ROWS –
##########
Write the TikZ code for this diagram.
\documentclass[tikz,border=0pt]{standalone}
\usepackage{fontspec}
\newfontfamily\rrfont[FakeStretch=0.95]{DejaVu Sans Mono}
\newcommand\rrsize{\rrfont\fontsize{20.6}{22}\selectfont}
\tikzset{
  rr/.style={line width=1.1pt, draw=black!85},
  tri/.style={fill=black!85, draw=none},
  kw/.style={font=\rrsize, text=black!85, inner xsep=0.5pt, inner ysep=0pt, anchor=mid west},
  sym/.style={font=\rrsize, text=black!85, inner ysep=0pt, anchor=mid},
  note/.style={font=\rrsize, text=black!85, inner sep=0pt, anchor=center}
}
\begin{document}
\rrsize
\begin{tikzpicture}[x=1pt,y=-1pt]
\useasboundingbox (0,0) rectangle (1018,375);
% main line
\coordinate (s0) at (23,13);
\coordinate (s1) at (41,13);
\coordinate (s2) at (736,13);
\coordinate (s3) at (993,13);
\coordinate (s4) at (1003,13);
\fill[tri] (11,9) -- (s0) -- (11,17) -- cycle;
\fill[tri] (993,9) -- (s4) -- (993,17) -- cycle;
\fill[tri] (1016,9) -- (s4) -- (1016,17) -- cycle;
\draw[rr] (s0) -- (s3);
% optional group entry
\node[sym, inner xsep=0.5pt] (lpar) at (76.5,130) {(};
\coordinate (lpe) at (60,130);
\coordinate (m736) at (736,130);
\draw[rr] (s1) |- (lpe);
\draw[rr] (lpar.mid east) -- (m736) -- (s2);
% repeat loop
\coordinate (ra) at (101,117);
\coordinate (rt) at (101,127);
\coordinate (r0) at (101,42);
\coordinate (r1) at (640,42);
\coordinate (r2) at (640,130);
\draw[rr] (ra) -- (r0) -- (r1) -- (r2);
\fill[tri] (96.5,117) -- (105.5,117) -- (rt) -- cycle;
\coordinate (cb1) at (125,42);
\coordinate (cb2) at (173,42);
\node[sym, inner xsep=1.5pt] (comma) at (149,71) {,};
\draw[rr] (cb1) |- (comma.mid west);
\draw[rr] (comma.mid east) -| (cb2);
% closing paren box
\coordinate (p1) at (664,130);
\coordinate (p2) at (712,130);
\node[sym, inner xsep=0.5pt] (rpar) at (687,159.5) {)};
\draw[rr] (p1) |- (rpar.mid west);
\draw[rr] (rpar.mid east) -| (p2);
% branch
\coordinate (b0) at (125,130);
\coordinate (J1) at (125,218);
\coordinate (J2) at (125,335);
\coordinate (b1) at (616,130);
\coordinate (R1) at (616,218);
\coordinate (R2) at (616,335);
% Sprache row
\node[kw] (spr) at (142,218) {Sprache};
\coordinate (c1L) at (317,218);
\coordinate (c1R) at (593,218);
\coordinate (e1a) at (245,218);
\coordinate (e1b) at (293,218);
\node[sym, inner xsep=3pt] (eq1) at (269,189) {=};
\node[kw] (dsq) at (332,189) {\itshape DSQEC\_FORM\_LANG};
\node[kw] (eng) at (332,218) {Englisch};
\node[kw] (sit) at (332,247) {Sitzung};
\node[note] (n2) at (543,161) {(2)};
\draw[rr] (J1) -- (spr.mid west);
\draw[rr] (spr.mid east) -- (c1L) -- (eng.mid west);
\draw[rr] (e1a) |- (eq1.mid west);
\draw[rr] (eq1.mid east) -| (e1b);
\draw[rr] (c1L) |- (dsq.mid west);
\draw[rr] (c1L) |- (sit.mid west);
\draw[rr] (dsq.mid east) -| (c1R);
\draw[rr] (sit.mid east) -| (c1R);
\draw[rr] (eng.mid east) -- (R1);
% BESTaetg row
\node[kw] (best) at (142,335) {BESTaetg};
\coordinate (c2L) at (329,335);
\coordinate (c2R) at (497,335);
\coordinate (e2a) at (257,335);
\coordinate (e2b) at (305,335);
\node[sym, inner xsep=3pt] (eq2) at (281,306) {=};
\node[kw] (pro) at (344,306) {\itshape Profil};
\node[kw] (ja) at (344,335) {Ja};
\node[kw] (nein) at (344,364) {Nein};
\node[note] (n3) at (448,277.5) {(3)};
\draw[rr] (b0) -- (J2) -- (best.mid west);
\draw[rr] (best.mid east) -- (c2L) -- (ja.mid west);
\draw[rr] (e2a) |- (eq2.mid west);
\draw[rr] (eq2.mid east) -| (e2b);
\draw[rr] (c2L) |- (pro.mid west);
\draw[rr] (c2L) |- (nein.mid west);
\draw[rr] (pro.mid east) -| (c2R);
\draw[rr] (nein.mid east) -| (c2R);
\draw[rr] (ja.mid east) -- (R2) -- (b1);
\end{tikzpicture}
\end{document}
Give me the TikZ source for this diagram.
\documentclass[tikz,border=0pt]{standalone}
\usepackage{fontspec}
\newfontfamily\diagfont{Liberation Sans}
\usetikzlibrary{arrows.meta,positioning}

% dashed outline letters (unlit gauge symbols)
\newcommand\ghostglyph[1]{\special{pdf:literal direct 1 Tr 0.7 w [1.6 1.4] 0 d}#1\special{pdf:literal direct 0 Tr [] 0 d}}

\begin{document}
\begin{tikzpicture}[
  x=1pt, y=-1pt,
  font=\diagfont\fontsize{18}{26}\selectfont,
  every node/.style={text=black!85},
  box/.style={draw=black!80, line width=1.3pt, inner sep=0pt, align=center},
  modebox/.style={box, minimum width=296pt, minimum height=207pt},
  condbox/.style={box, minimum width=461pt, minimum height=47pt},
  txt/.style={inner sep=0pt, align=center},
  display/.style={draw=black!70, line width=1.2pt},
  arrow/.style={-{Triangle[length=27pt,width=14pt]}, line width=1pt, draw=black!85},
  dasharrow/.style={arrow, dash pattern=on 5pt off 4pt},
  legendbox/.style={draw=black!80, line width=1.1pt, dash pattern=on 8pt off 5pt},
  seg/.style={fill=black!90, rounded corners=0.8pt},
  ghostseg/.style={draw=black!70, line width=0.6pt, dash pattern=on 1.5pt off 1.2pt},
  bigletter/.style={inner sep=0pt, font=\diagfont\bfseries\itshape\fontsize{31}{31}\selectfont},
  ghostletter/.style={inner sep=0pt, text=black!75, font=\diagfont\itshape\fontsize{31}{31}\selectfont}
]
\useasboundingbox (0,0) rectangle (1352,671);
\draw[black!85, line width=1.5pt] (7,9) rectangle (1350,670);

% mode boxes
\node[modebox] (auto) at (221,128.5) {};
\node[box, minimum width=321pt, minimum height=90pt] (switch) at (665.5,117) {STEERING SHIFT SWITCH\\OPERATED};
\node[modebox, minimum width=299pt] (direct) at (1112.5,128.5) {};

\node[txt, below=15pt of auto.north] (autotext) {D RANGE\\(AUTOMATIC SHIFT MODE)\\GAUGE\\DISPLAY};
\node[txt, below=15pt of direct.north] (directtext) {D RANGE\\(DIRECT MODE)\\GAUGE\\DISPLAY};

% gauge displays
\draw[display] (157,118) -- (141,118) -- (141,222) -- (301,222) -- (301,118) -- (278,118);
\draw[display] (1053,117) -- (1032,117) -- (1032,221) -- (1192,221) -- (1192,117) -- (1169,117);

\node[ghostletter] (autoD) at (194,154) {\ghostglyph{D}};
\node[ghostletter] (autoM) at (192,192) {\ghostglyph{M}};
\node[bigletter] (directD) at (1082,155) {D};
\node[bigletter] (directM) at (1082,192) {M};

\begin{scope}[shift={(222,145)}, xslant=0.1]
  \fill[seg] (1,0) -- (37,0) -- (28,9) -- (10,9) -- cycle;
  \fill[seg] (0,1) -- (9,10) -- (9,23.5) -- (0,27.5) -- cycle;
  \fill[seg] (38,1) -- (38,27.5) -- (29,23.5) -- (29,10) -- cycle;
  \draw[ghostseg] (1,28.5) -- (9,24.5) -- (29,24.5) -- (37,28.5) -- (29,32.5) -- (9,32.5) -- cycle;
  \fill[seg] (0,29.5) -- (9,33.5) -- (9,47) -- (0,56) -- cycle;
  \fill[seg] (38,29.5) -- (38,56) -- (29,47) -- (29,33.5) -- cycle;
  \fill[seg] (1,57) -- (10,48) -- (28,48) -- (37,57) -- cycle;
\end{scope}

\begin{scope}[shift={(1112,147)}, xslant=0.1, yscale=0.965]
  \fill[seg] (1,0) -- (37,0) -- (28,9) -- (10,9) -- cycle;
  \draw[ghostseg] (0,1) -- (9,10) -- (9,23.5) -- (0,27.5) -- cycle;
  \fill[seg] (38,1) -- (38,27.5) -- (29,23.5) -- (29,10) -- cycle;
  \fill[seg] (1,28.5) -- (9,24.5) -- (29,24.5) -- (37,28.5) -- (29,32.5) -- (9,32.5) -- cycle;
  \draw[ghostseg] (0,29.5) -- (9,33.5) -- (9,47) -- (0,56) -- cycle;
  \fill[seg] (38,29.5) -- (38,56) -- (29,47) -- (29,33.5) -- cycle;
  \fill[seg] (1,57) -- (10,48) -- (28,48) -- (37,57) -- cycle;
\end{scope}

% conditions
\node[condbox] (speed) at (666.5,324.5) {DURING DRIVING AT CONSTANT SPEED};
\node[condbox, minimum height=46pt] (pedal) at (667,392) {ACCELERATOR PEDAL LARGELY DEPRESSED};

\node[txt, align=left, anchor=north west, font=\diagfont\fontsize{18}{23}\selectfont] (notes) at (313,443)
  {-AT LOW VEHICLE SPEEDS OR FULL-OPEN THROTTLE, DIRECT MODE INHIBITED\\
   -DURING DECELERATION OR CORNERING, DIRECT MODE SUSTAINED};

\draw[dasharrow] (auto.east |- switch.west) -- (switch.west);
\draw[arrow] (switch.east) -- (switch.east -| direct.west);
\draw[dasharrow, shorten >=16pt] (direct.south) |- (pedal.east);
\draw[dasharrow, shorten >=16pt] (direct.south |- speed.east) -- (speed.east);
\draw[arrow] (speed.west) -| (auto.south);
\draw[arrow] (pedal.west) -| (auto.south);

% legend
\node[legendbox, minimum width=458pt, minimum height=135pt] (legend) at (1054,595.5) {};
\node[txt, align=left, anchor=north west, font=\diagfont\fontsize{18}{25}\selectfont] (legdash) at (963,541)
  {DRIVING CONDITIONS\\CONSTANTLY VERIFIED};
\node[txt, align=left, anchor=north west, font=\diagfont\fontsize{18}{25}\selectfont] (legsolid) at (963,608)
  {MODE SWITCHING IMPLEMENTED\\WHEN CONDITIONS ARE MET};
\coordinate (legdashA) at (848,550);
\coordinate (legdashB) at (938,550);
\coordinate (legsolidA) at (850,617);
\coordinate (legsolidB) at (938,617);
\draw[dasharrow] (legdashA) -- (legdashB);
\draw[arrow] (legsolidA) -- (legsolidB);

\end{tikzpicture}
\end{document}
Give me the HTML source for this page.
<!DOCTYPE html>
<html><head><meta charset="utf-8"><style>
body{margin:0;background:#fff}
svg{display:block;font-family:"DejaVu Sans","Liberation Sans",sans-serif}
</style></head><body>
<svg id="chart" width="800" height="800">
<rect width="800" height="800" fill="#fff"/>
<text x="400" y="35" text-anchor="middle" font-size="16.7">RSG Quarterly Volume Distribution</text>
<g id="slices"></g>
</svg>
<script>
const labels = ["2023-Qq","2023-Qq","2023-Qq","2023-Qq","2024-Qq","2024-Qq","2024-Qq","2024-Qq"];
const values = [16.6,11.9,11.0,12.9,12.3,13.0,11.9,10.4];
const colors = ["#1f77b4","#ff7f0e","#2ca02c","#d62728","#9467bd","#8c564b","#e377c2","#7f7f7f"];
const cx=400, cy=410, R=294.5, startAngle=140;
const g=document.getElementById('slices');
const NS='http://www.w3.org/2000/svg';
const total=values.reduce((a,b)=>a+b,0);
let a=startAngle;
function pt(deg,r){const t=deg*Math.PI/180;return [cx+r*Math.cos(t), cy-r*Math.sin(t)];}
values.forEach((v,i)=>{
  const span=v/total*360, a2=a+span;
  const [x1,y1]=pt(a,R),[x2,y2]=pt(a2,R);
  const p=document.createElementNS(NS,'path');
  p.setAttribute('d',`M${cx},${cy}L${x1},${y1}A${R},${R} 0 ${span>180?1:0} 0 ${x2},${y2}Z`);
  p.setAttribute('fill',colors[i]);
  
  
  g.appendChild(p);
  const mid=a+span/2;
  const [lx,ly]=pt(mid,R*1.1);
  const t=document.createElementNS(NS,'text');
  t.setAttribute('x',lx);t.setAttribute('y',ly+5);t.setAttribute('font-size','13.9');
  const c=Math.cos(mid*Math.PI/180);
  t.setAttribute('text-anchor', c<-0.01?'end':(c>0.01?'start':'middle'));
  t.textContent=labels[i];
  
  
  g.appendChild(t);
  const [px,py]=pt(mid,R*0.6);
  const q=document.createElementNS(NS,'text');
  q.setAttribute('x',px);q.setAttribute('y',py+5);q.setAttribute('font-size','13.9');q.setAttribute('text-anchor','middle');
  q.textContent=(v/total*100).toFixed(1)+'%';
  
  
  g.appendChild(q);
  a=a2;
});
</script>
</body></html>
##########
Retype precisely, and only, the span of lines that opens at the line containing "Give me the TikZ source for this diagram." and closes at the line containing "direct 1 Tr", both inclusive.

OUTPUT –
Give me the TikZ source for this diagram.
\documentclass[tikz,border=0pt]{standalone}
\usepackage{fontspec}
\newfontfamily\diagfont{Liberation Sans}
\usetikzlibrary{arrows.meta,positioning}

% dashed outline letters (unlit gauge symbols)
\newcommand\ghostglyph[1]{\special{pdf:literal direct 1 Tr 0.7 w [1.6 1.4] 0 d}#1\special{pdf:literal direct 0 Tr [] 0 d}}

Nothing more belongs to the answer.